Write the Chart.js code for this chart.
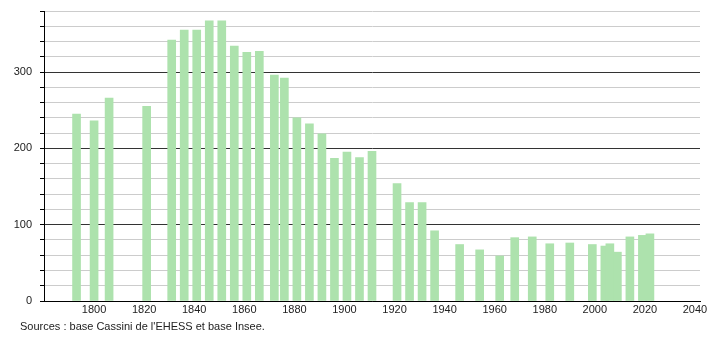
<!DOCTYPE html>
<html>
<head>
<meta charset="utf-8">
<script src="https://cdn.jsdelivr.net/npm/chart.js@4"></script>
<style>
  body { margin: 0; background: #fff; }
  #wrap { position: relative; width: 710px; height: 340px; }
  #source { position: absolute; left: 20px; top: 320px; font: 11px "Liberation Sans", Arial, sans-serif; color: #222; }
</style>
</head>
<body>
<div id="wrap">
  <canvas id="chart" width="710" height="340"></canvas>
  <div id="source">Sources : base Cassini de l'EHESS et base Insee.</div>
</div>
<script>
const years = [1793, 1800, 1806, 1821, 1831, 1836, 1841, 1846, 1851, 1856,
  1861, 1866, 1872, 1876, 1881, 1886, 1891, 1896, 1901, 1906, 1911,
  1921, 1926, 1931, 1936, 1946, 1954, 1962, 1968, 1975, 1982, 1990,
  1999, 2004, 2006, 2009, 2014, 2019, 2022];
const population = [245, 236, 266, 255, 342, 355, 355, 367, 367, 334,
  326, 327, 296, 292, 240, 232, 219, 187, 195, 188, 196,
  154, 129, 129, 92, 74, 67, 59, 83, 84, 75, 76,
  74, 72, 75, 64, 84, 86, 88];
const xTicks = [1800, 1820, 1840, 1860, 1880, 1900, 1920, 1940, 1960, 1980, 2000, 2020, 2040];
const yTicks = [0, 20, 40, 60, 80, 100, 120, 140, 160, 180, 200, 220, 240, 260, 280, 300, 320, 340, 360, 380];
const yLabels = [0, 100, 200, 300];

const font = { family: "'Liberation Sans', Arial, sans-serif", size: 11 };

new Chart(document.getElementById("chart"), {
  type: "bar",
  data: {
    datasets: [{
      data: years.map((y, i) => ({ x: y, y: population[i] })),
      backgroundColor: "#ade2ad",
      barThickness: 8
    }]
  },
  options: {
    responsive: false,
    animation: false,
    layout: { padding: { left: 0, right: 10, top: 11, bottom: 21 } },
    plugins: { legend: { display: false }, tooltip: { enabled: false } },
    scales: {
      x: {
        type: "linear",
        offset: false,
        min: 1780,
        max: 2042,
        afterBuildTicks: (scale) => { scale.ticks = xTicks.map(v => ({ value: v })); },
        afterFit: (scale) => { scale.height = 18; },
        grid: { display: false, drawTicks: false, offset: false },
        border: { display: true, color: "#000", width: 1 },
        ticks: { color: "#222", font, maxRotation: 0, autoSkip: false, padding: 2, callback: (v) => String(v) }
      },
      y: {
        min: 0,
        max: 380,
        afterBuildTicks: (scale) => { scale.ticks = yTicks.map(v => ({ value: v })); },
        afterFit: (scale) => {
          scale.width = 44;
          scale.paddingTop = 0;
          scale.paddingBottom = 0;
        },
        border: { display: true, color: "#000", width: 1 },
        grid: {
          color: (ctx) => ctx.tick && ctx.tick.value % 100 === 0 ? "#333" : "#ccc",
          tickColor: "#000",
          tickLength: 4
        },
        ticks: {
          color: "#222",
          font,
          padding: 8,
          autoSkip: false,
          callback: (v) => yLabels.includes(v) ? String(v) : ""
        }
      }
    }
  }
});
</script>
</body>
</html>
====
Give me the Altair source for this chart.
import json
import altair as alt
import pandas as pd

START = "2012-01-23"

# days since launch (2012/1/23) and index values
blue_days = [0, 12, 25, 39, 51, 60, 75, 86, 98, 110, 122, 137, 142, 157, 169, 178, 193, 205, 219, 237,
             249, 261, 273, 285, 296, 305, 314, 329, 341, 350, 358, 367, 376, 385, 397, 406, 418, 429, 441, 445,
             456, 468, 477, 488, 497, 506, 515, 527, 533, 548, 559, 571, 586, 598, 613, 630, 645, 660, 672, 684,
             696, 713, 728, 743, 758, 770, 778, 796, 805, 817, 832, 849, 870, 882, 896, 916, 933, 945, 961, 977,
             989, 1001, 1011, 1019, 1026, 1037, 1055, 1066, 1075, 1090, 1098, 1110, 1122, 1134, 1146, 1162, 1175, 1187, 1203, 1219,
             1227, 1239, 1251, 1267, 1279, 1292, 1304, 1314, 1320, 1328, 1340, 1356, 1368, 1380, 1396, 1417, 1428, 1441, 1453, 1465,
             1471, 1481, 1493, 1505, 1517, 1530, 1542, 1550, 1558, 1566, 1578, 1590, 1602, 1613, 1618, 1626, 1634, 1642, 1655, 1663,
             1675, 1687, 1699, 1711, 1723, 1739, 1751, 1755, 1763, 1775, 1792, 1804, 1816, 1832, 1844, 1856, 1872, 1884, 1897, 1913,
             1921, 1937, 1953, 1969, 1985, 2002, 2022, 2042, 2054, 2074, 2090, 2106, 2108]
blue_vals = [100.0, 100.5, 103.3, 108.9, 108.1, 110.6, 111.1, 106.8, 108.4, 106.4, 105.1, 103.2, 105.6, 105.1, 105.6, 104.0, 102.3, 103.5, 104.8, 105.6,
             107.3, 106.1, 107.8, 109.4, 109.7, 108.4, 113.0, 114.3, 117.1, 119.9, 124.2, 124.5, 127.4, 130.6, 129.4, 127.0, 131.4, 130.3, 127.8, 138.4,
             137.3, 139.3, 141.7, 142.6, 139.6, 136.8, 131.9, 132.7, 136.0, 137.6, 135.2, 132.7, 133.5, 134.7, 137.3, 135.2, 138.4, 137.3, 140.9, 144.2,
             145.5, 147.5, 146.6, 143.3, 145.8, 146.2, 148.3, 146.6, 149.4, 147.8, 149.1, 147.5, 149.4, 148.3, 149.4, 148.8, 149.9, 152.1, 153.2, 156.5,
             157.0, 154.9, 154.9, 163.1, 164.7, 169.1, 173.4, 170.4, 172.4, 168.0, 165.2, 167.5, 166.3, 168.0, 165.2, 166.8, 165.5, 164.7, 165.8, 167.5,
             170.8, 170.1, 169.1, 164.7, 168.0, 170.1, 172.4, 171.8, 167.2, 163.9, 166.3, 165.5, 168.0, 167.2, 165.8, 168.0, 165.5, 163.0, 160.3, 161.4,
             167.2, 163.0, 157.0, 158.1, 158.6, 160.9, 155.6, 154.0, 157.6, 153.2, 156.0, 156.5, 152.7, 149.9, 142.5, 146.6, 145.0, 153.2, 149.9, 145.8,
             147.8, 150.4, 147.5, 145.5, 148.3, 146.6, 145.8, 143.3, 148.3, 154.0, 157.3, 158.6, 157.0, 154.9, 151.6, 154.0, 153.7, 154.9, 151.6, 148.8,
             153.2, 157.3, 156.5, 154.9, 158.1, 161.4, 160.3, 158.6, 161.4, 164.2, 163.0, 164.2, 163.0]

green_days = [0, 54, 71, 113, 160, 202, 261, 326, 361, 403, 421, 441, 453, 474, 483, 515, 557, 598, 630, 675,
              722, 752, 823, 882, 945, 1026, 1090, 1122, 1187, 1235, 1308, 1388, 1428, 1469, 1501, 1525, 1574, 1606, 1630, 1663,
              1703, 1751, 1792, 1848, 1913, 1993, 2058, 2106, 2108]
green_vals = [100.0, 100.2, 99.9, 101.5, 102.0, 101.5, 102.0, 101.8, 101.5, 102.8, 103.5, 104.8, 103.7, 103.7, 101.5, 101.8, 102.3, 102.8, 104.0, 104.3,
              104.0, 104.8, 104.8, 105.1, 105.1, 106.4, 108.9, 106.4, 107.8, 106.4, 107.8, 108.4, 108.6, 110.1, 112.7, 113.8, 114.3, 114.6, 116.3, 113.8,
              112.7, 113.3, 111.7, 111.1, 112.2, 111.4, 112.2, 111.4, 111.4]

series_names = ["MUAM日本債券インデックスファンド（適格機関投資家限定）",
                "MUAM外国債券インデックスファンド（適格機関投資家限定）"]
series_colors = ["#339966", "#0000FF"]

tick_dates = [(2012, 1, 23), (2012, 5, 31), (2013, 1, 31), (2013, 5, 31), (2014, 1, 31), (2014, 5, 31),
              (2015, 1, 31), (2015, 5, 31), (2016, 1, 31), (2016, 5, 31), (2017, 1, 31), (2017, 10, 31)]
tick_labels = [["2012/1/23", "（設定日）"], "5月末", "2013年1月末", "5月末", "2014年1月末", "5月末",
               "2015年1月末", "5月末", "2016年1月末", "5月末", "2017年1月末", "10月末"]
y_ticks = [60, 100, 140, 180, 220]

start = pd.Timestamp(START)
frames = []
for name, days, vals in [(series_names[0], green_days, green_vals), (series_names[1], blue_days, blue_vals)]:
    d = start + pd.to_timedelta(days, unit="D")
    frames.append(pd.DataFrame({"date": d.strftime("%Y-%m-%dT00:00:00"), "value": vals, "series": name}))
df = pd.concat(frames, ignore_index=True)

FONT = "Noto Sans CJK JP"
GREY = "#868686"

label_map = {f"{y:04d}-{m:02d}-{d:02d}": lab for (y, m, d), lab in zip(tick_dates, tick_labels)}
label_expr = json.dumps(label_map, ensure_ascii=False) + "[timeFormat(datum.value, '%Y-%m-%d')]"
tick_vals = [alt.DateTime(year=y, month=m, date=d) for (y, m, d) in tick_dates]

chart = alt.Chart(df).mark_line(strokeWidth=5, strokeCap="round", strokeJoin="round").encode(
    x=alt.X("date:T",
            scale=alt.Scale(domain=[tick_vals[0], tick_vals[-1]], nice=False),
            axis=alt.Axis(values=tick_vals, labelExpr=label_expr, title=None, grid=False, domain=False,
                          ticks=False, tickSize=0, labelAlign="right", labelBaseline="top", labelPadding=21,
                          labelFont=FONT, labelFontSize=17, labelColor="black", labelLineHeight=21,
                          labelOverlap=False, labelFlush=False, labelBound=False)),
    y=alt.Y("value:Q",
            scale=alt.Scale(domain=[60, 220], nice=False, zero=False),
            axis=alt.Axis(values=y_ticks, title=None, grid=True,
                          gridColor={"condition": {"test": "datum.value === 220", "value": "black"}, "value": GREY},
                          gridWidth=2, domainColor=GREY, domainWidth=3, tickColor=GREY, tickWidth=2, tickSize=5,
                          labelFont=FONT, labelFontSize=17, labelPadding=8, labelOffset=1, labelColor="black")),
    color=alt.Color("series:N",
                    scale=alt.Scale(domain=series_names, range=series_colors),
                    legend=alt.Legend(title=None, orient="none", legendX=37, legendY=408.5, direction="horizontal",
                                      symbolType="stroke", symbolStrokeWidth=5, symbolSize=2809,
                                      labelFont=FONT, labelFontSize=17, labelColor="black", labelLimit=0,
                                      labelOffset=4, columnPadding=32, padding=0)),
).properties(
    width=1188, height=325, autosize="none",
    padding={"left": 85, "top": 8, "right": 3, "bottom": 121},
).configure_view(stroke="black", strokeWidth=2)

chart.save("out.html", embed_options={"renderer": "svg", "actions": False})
====
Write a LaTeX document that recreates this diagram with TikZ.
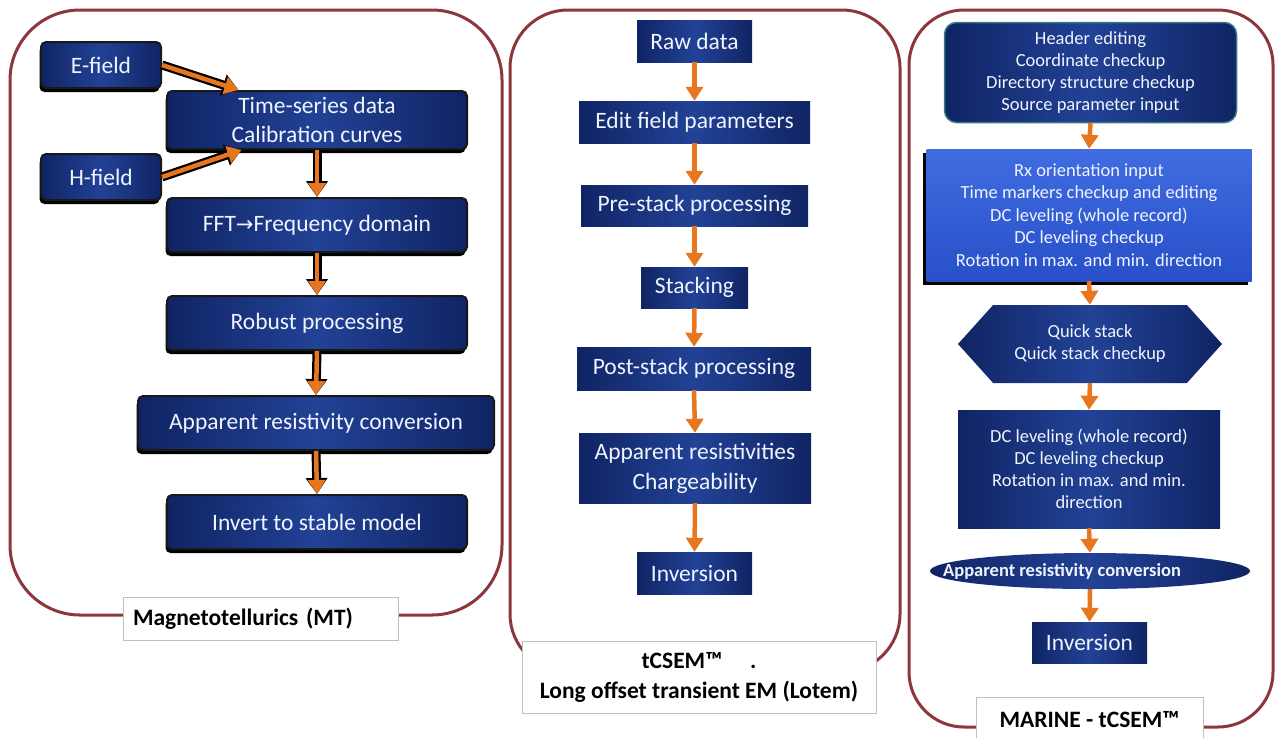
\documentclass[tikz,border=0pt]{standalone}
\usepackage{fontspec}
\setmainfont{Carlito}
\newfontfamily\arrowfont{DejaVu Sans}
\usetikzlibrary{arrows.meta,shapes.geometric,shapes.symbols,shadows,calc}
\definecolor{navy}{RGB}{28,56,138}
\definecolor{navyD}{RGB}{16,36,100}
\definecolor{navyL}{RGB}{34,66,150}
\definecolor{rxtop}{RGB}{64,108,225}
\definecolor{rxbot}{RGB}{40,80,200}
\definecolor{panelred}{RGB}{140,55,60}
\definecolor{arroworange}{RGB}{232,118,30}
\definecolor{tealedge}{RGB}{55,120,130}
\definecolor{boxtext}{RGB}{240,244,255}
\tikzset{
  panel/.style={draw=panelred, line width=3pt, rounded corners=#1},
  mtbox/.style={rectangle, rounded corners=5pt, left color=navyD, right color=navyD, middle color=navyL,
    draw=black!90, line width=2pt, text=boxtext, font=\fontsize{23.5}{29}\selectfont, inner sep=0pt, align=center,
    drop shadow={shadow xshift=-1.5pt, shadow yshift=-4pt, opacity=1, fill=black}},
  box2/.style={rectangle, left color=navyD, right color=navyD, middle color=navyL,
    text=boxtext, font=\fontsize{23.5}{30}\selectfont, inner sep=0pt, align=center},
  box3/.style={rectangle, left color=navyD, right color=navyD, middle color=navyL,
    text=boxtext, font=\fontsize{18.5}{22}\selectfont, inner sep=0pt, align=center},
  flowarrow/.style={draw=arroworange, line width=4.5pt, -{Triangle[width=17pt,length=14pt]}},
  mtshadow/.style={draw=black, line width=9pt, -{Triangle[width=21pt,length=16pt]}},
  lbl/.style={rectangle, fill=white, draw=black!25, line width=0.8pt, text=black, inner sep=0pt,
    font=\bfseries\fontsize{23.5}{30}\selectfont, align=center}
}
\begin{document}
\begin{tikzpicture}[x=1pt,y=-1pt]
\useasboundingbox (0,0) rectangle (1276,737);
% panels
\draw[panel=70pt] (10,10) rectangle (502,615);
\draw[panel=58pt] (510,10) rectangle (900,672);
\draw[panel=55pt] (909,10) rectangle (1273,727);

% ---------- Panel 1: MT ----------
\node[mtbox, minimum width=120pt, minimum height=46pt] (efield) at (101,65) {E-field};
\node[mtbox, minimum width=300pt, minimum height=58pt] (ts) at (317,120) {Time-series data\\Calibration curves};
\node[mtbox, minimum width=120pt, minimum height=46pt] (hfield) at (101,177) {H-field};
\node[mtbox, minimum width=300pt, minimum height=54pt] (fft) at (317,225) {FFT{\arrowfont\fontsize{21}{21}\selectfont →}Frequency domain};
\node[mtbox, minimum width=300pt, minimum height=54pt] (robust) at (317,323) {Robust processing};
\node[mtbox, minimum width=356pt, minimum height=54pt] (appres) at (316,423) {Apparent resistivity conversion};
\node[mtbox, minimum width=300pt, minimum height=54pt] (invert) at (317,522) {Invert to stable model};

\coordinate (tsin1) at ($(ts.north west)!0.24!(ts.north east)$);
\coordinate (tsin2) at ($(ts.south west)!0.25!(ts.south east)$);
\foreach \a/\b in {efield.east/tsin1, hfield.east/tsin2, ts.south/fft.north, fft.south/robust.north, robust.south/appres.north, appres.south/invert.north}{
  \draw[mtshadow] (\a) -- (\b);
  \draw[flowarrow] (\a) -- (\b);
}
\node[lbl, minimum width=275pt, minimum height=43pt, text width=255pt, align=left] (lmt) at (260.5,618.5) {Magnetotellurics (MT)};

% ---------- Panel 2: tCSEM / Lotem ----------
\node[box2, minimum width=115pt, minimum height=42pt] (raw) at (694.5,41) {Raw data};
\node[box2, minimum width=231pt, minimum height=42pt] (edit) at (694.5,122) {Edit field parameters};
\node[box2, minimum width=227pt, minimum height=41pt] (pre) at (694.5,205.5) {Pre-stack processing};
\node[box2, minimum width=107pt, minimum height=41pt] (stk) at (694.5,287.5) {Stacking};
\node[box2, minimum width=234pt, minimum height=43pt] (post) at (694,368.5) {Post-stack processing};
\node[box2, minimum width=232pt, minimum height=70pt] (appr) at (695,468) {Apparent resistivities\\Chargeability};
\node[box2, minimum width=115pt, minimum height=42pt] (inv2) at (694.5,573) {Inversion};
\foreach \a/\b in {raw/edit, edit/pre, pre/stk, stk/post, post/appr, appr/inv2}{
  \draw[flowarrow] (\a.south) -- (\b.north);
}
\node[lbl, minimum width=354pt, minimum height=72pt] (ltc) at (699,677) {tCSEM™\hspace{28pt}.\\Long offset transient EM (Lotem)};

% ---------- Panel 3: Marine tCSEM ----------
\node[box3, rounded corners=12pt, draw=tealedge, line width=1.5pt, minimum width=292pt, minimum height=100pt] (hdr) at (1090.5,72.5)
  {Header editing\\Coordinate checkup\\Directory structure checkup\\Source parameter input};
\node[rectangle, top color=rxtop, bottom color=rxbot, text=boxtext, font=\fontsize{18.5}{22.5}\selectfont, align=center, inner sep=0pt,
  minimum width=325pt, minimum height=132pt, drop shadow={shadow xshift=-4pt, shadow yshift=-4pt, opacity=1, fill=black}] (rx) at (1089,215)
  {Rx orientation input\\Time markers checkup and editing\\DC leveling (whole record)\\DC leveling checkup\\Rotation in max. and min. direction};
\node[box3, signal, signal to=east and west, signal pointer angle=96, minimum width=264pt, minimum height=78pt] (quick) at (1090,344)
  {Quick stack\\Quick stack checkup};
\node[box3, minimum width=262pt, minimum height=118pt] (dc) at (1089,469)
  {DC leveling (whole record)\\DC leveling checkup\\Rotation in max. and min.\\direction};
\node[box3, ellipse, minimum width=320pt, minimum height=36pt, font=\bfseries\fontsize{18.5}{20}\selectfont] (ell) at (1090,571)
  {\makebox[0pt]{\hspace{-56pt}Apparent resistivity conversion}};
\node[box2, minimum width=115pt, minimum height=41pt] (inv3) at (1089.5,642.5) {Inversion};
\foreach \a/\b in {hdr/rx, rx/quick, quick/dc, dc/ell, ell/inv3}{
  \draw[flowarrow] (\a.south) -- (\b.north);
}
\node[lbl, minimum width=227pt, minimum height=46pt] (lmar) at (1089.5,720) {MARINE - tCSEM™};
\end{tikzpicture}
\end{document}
====
**Brief**
Skip all pictures. Retype exactly the span whose first line is the one with "Write a LaTeX" and whose last line is the one with "(909,10) rectangle (1273,727);".

**Answer to this task**
Write a LaTeX document that recreates this diagram with TikZ.
\documentclass[tikz,border=0pt]{standalone}
\usepackage{fontspec}
\setmainfont{Carlito}
\newfontfamily\arrowfont{DejaVu Sans}
\usetikzlibrary{arrows.meta,shapes.geometric,shapes.symbols,shadows,calc}
\definecolor{navy}{RGB}{28,56,138}
\definecolor{navyD}{RGB}{16,36,100}
\definecolor{navyL}{RGB}{34,66,150}
\definecolor{rxtop}{RGB}{64,108,225}
\definecolor{rxbot}{RGB}{40,80,200}
\definecolor{panelred}{RGB}{140,55,60}
\definecolor{arroworange}{RGB}{232,118,30}
\definecolor{tealedge}{RGB}{55,120,130}
\definecolor{boxtext}{RGB}{240,244,255}
\tikzset{
  panel/.style={draw=panelred, line width=3pt, rounded corners=#1},
  mtbox/.style={rectangle, rounded corners=5pt, left color=navyD, right color=navyD, middle color=navyL,
    draw=black!90, line width=2pt, text=boxtext, font=\fontsize{23.5}{29}\selectfont, inner sep=0pt, align=center,
    drop shadow={shadow xshift=-1.5pt, shadow yshift=-4pt, opacity=1, fill=black}},
  box2/.style={rectangle, left color=navyD, right color=navyD, middle color=navyL,
    text=boxtext, font=\fontsize{23.5}{30}\selectfont, inner sep=0pt, align=center},
  box3/.style={rectangle, left color=navyD, right color=navyD, middle color=navyL,
    text=boxtext, font=\fontsize{18.5}{22}\selectfont, inner sep=0pt, align=center},
  flowarrow/.style={draw=arroworange, line width=4.5pt, -{Triangle[width=17pt,length=14pt]}},
  mtshadow/.style={draw=black, line width=9pt, -{Triangle[width=21pt,length=16pt]}},
  lbl/.style={rectangle, fill=white, draw=black!25, line width=0.8pt, text=black, inner sep=0pt,
    font=\bfseries\fontsize{23.5}{30}\selectfont, align=center}
}
\begin{document}
\begin{tikzpicture}[x=1pt,y=-1pt]
\useasboundingbox (0,0) rectangle (1276,737);
% panels
\draw[panel=70pt] (10,10) rectangle (502,615);
\draw[panel=58pt] (510,10) rectangle (900,672);
\draw[panel=55pt] (909,10) rectangle (1273,727);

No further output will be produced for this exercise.